__Set exercise__: Return only those lines from the line containing "Give me the TikZ source for this diagram." to the line containing "(hlow) -- (hhigh);", both included, and please omit the pictures.

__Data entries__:
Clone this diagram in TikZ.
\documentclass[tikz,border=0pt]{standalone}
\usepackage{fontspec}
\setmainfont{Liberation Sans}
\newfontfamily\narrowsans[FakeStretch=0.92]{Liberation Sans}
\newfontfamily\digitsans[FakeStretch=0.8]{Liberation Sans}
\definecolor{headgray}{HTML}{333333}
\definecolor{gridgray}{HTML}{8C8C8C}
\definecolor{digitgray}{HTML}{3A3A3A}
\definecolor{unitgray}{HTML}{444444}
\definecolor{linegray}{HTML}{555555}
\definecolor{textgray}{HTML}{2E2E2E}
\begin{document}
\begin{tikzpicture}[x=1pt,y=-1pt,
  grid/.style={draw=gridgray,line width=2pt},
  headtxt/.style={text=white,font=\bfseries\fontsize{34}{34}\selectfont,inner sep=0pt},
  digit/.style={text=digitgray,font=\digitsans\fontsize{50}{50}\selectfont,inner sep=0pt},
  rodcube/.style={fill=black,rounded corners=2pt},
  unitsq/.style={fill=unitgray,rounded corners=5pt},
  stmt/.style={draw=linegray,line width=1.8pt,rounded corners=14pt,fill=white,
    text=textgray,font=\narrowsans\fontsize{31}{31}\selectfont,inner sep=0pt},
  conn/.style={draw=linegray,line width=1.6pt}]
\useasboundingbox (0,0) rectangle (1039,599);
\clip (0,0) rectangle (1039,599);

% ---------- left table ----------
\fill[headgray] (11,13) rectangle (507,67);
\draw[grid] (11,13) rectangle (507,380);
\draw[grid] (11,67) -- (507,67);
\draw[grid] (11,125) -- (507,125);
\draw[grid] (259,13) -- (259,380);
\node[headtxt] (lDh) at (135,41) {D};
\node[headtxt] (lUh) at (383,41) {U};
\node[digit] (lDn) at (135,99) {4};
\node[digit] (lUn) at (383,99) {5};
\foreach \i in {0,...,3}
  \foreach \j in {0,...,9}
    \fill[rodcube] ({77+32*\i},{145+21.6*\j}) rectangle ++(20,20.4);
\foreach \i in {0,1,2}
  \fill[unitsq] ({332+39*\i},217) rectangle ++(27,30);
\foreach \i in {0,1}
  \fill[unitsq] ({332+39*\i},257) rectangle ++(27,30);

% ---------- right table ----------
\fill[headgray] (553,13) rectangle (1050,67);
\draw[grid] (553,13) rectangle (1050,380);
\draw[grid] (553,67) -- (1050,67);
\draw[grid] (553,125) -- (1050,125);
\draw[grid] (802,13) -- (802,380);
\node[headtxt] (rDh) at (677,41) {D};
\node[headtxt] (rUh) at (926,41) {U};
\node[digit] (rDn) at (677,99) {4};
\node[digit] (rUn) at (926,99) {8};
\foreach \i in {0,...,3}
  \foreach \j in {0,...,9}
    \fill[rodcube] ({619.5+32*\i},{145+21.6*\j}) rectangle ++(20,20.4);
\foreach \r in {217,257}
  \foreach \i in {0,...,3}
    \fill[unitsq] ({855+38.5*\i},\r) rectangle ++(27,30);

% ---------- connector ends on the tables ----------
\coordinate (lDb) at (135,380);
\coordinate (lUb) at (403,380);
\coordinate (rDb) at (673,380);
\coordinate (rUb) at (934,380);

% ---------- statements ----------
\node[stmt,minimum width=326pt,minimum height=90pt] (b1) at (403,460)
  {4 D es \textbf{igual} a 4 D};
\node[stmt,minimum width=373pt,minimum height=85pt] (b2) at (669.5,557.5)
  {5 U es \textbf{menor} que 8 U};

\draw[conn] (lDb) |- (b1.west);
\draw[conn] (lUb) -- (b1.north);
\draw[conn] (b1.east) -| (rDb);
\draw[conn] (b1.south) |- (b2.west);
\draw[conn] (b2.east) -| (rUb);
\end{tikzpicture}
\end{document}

--

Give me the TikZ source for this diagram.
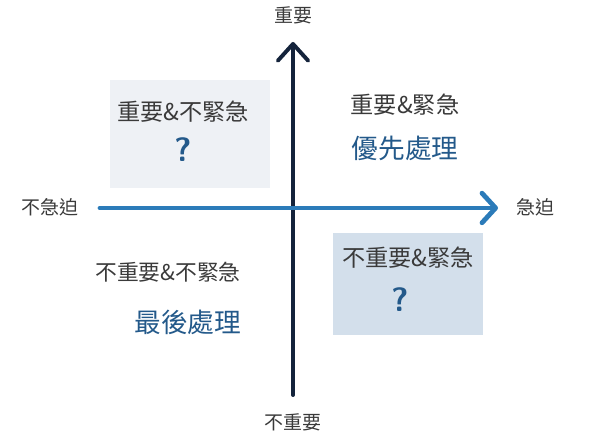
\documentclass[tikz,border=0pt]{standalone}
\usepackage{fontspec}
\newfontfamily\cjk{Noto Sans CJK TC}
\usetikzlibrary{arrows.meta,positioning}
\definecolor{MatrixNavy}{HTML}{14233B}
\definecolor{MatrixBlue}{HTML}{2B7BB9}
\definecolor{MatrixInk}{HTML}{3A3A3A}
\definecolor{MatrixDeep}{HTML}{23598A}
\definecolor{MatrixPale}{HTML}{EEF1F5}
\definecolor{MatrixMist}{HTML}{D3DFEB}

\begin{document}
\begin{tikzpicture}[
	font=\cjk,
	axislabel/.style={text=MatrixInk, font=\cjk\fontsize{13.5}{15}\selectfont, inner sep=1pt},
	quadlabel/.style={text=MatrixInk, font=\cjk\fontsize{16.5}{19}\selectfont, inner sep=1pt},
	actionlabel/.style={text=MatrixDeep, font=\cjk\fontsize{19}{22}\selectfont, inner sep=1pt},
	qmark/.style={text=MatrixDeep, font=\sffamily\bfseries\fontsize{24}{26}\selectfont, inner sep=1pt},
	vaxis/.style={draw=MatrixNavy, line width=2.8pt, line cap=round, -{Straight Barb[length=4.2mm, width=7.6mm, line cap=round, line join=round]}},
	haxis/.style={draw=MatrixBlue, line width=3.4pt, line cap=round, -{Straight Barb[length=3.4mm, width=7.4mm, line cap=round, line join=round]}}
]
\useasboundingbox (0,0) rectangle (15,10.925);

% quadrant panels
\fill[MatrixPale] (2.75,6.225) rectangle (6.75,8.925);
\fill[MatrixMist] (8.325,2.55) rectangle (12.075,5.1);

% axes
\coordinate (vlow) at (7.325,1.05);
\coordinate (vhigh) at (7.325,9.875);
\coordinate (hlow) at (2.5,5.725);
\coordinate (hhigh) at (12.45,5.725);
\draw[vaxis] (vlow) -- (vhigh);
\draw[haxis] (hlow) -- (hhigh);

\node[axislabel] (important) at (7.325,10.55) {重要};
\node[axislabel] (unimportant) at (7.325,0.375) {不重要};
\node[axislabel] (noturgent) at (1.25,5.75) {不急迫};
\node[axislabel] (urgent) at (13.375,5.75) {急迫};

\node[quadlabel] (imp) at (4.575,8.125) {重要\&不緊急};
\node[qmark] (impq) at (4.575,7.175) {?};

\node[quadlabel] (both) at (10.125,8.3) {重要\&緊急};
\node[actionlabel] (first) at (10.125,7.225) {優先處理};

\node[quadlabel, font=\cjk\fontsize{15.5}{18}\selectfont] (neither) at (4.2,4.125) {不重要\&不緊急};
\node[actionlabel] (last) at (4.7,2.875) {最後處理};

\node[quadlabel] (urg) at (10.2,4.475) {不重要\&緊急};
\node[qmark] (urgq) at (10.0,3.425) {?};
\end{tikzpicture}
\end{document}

__Task response__:
Give me the TikZ source for this diagram.
\documentclass[tikz,border=0pt]{standalone}
\usepackage{fontspec}
\newfontfamily\cjk{Noto Sans CJK TC}
\usetikzlibrary{arrows.meta,positioning}
\definecolor{MatrixNavy}{HTML}{14233B}
\definecolor{MatrixBlue}{HTML}{2B7BB9}
\definecolor{MatrixInk}{HTML}{3A3A3A}
\definecolor{MatrixDeep}{HTML}{23598A}
\definecolor{MatrixPale}{HTML}{EEF1F5}
\definecolor{MatrixMist}{HTML}{D3DFEB}

\begin{document}
\begin{tikzpicture}[
	font=\cjk,
	axislabel/.style={text=MatrixInk, font=\cjk\fontsize{13.5}{15}\selectfont, inner sep=1pt},
	quadlabel/.style={text=MatrixInk, font=\cjk\fontsize{16.5}{19}\selectfont, inner sep=1pt},
	actionlabel/.style={text=MatrixDeep, font=\cjk\fontsize{19}{22}\selectfont, inner sep=1pt},
	qmark/.style={text=MatrixDeep, font=\sffamily\bfseries\fontsize{24}{26}\selectfont, inner sep=1pt},
	vaxis/.style={draw=MatrixNavy, line width=2.8pt, line cap=round, -{Straight Barb[length=4.2mm, width=7.6mm, line cap=round, line join=round]}},
	haxis/.style={draw=MatrixBlue, line width=3.4pt, line cap=round, -{Straight Barb[length=3.4mm, width=7.4mm, line cap=round, line join=round]}}
]
\useasboundingbox (0,0) rectangle (15,10.925);

% quadrant panels
\fill[MatrixPale] (2.75,6.225) rectangle (6.75,8.925);
\fill[MatrixMist] (8.325,2.55) rectangle (12.075,5.1);

% axes
\coordinate (vlow) at (7.325,1.05);
\coordinate (vhigh) at (7.325,9.875);
\coordinate (hlow) at (2.5,5.725);
\coordinate (hhigh) at (12.45,5.725);
\draw[vaxis] (vlow) -- (vhigh);
\draw[haxis] (hlow) -- (hhigh);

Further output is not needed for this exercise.